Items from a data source
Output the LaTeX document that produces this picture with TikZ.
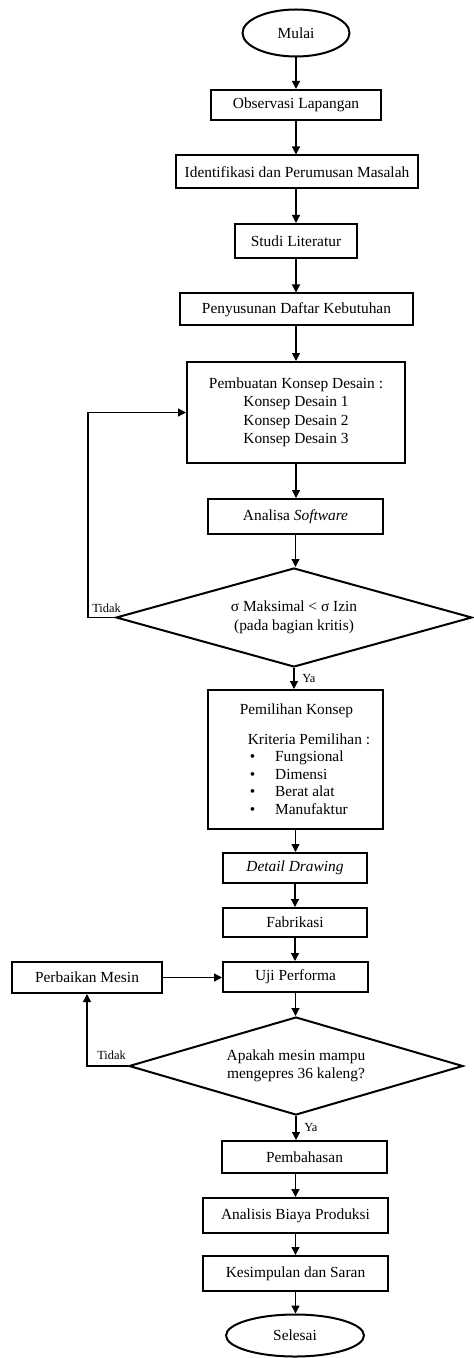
\documentclass[tikz,border=0pt]{standalone}
\usepackage{fontspec}
\setmainfont{Liberation Serif}
\usetikzlibrary{shapes.geometric,arrows.meta}

\tikzset{every picture/.style={line width=0.75pt}}
\tikzset{
  kotak/.style={draw, line width=1pt, inner sep=0pt, align=center, font=\fontsize{7.7}{9.25}\selectfont},
  oval/.style={kotak, ellipse},
  putusan/.style={kotak, diamond, aspect=3.4},
  ket/.style={inner sep=0.75pt, font=\fontsize{6.2}{7.5}\selectfont},
  panah/.style={line width=0.6pt, -{Triangle[width=4pt,length=4pt]}},
}

\begin{document}
\begin{tikzpicture}[x=0.5pt,y=0.5pt,yscale=-1,xscale=1]
    \useasboundingbox (0,0) rectangle (473,1358);

    %Shape: Ellipse [mulai]
    \node[oval, minimum width=53.5pt, minimum height=23.5pt] (mulai) at (296,33) {Mulai};
    %Shape: Rectangle
    \node[kotak, minimum width=85pt, minimum height=15pt] (obs) at (296,105) {Observasi Lapangan};
    \node[kotak, minimum width=121pt, minimum height=16.5pt] (ident) at (297,172) {Identifikasi dan Perumusan Masalah};
    \node[kotak, minimum width=61pt, minimum height=17pt] (studi) at (296,241) {Studi Literatur};
    \node[kotak, minimum width=116.5pt, minimum height=16pt] (susun) at (296.5,309.5) {Penyusunan Daftar Kebutuhan};
    \node[kotak, minimum width=109pt, minimum height=50.5pt] (konsep) at (296,412.5) {Pembuatan Konsep Desain :\\Konsep Desain 1\\Konsep Desain 2\\Konsep Desain 3};
    \node[kotak, minimum width=87.5pt, minimum height=17.5pt] (analisa) at (295.5,516.5) {Analisa \textit{Software}};
    %Shape: Diamond
    \node[putusan, minimum width=178pt, minimum height=49.5pt] (cek1) at (294,617.5) {σ Maksimal < σ Izin\\(pada bagian kritis)};
    %Shape: Rectangle
    \node[kotak, minimum width=87.5pt, minimum height=69.5pt] (pilih) at (295.5,759.5) {};
    % Text Node
    \node[anchor=north west, inner sep=0pt, align=left, font=\fontsize{7.7}{8.8}\selectfont] (kriteria) at ([xshift=16pt,yshift=7pt]pilih.north west) {Pemilihan Konsep\\[6pt]
      \hspace*{4pt}Kriteria Pemilihan :\\
      \hspace*{5pt}\textbullet\hspace*{10pt}Fungsional\\
      \hspace*{5pt}\textbullet\hspace*{10pt}Dimensi\\
      \hspace*{5pt}\textbullet\hspace*{10pt}Berat alat\\
      \hspace*{5pt}\textbullet\hspace*{10pt}Manufaktur};
    %Shape: Rectangle
    \node[kotak, minimum width=72pt, minimum height=15pt] (detail) at (295,868) {\textit{Detail Drawing}};
    \node[kotak, minimum width=72pt, minimum height=14.5pt] (fab) at (295,922.5) {Fabrikasi};
    \node[kotak, minimum width=72.5pt, minimum height=15pt] (uji) at (295.5,977) {Uji Performa};
    \node[kotak, minimum width=75pt, minimum height=15.5pt] (perbaikan) at (87,977.5) {Perbaikan Mesin};
    %Shape: Diamond
    \node[putusan, minimum width=167pt, minimum height=49pt] (cek2) at (296,1066) {Apakah mesin mampu\\mengepres 36 kaleng?};
    %Shape: Rectangle
    \node[kotak, minimum width=82.5pt, minimum height=16pt] (bahas) at (304.5,1157) {Pembahasan};
    \node[kotak, minimum width=92.5pt, minimum height=17.5pt] (biaya) at (295.5,1215.5) {Analisis Biaya Produksi};
    \node[kotak, minimum width=92.5pt, minimum height=17.5pt] (simpul) at (295.5,1273.5) {Kesimpulan dan Saran};
    %Shape: Ellipse [selesai]
    \node[oval, minimum width=69pt, minimum height=21pt] (selesai) at (295,1335.5) {Selesai};

    %Straight Lines
    \draw[panah] (mulai.south) -- (mulai.south |- obs.north);
    \draw[panah] (obs.south) -- (obs.south |- ident.north);
    \draw[panah] (studi.north |- ident.south) -- (studi.north);
    \draw[panah] (studi.south) -- (studi.south |- susun.north);
    \draw[panah] (konsep.north |- susun.south) -- (konsep.north);
    \draw[panah] (konsep.south) -- (konsep.south |- analisa.north);
    \draw[panah] (analisa.south) -- (analisa.south |- cek1.north);
    \draw[panah] (cek1.south) -- (cek1.south |- pilih.north);
    \draw[panah] (pilih.south) -- (pilih.south |- detail.north);
    \draw[panah] (detail.south) -- (detail.south |- fab.north);
    \draw[panah] (fab.south) -- (fab.south |- uji.north);
    \draw[panah] (uji.south) -- (uji.south |- cek2.north);
    \draw[panah] (perbaikan.east) -- (perbaikan.east -| uji.west);
    \draw[panah] (cek2.south) -- (cek2.south |- bahas.north);
    \draw[panah] (biaya.north |- bahas.south) -- (biaya.north);
    \draw[panah] (biaya.south) -- (simpul.north);
    \draw[panah] (simpul.south) -- (simpul.south |- selesai.north);

    %Loop Lines
    \coordinate (kiri1) at (88,617.5);
    \draw[panah] (cek1.west) -- (kiri1) |- (konsep.west);
    \coordinate (kiri2) at (87,1066);
    \draw[panah] (cek2.west) -- (kiri2) -- (kiri2 |- perbaikan.south);

    % Text Node
    \node[ket, anchor=south west] (tidak1) at ([xshift=1pt,yshift=-1.5pt]kiri1) {Tidak};
    \node[ket, anchor=south west] (tidak2) at ([xshift=4pt,yshift=-2pt]kiri2) {Tidak};
    \node[ket, anchor=west] (ya1) at ([xshift=3pt,yshift=5pt]cek1.south) {Ya};
    \node[ket, anchor=west] (ya2) at ([xshift=3pt,yshift=5.5pt]cek2.south) {Ya};

\end{tikzpicture}
\end{document}
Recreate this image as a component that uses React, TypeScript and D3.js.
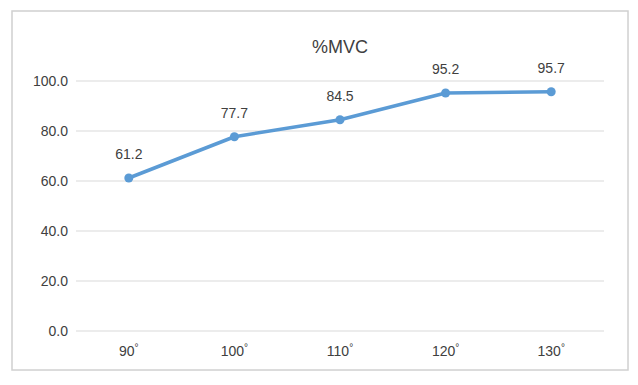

:: DO THIS ::
Transcribe all the records above word for word, without their images.

:: THE OUTPUT ::
Output the LaTeX document that produces this picture with TikZ.
\documentclass[tikz,border=0pt]{standalone}
\usepackage{fontspec}
\setmainfont{Liberation Serif}
\usetikzlibrary{shapes.geometric,arrows.meta}

\tikzset{every picture/.style={line width=0.75pt}}
\tikzset{
  kotak/.style={draw, line width=1pt, inner sep=0pt, align=center, font=\fontsize{7.7}{9.25}\selectfont},
  oval/.style={kotak, ellipse},
  putusan/.style={kotak, diamond, aspect=3.4},
  ket/.style={inner sep=0.75pt, font=\fontsize{6.2}{7.5}\selectfont},
  panah/.style={line width=0.6pt, -{Triangle[width=4pt,length=4pt]}},
}

\begin{document}
\begin{tikzpicture}[x=0.5pt,y=0.5pt,yscale=-1,xscale=1]
    \useasboundingbox (0,0) rectangle (473,1358);

    %Shape: Ellipse [mulai]
    \node[oval, minimum width=53.5pt, minimum height=23.5pt] (mulai) at (296,33) {Mulai};
    %Shape: Rectangle
    \node[kotak, minimum width=85pt, minimum height=15pt] (obs) at (296,105) {Observasi Lapangan};
    \node[kotak, minimum width=121pt, minimum height=16.5pt] (ident) at (297,172) {Identifikasi dan Perumusan Masalah};
    \node[kotak, minimum width=61pt, minimum height=17pt] (studi) at (296,241) {Studi Literatur};
    \node[kotak, minimum width=116.5pt, minimum height=16pt] (susun) at (296.5,309.5) {Penyusunan Daftar Kebutuhan};
    \node[kotak, minimum width=109pt, minimum height=50.5pt] (konsep) at (296,412.5) {Pembuatan Konsep Desain :\\Konsep Desain 1\\Konsep Desain 2\\Konsep Desain 3};
    \node[kotak, minimum width=87.5pt, minimum height=17.5pt] (analisa) at (295.5,516.5) {Analisa \textit{Software}};
    %Shape: Diamond
    \node[putusan, minimum width=178pt, minimum height=49.5pt] (cek1) at (294,617.5) {σ Maksimal < σ Izin\\(pada bagian kritis)};
    %Shape: Rectangle
    \node[kotak, minimum width=87.5pt, minimum height=69.5pt] (pilih) at (295.5,759.5) {};
    % Text Node
    \node[anchor=north west, inner sep=0pt, align=left, font=\fontsize{7.7}{8.8}\selectfont] (kriteria) at ([xshift=16pt,yshift=7pt]pilih.north west) {Pemilihan Konsep\\[6pt]
      \hspace*{4pt}Kriteria Pemilihan :\\
      \hspace*{5pt}\textbullet\hspace*{10pt}Fungsional\\
      \hspace*{5pt}\textbullet\hspace*{10pt}Dimensi\\
      \hspace*{5pt}\textbullet\hspace*{10pt}Berat alat\\
      \hspace*{5pt}\textbullet\hspace*{10pt}Manufaktur};
    %Shape: Rectangle
    \node[kotak, minimum width=72pt, minimum height=15pt] (detail) at (295,868) {\textit{Detail Drawing}};
    \node[kotak, minimum width=72pt, minimum height=14.5pt] (fab) at (295,922.5) {Fabrikasi};
    \node[kotak, minimum width=72.5pt, minimum height=15pt] (uji) at (295.5,977) {Uji Performa};
    \node[kotak, minimum width=75pt, minimum height=15.5pt] (perbaikan) at (87,977.5) {Perbaikan Mesin};
    %Shape: Diamond
    \node[putusan, minimum width=167pt, minimum height=49pt] (cek2) at (296,1066) {Apakah mesin mampu\\mengepres 36 kaleng?};
    %Shape: Rectangle
    \node[kotak, minimum width=82.5pt, minimum height=16pt] (bahas) at (304.5,1157) {Pembahasan};
    \node[kotak, minimum width=92.5pt, minimum height=17.5pt] (biaya) at (295.5,1215.5) {Analisis Biaya Produksi};
    \node[kotak, minimum width=92.5pt, minimum height=17.5pt] (simpul) at (295.5,1273.5) {Kesimpulan dan Saran};
    %Shape: Ellipse [selesai]
    \node[oval, minimum width=69pt, minimum height=21pt] (selesai) at (295,1335.5) {Selesai};

    %Straight Lines
    \draw[panah] (mulai.south) -- (mulai.south |- obs.north);
    \draw[panah] (obs.south) -- (obs.south |- ident.north);
    \draw[panah] (studi.north |- ident.south) -- (studi.north);
    \draw[panah] (studi.south) -- (studi.south |- susun.north);
    \draw[panah] (konsep.north |- susun.south) -- (konsep.north);
    \draw[panah] (konsep.south) -- (konsep.south |- analisa.north);
    \draw[panah] (analisa.south) -- (analisa.south |- cek1.north);
    \draw[panah] (cek1.south) -- (cek1.south |- pilih.north);
    \draw[panah] (pilih.south) -- (pilih.south |- detail.north);
    \draw[panah] (detail.south) -- (detail.south |- fab.north);
    \draw[panah] (fab.south) -- (fab.south |- uji.north);
    \draw[panah] (uji.south) -- (uji.south |- cek2.north);
    \draw[panah] (perbaikan.east) -- (perbaikan.east -| uji.west);
    \draw[panah] (cek2.south) -- (cek2.south |- bahas.north);
    \draw[panah] (biaya.north |- bahas.south) -- (biaya.north);
    \draw[panah] (biaya.south) -- (simpul.north);
    \draw[panah] (simpul.south) -- (simpul.south |- selesai.north);

    %Loop Lines
    \coordinate (kiri1) at (88,617.5);
    \draw[panah] (cek1.west) -- (kiri1) |- (konsep.west);
    \coordinate (kiri2) at (87,1066);
    \draw[panah] (cek2.west) -- (kiri2) -- (kiri2 |- perbaikan.south);

    % Text Node
    \node[ket, anchor=south west] (tidak1) at ([xshift=1pt,yshift=-1.5pt]kiri1) {Tidak};
    \node[ket, anchor=south west] (tidak2) at ([xshift=4pt,yshift=-2pt]kiri2) {Tidak};
    \node[ket, anchor=west] (ya1) at ([xshift=3pt,yshift=5pt]cek1.south) {Ya};
    \node[ket, anchor=west] (ya2) at ([xshift=3pt,yshift=5.5pt]cek2.south) {Ya};

\end{tikzpicture}
\end{document}
Recreate this image as a component that uses React, TypeScript and D3.js.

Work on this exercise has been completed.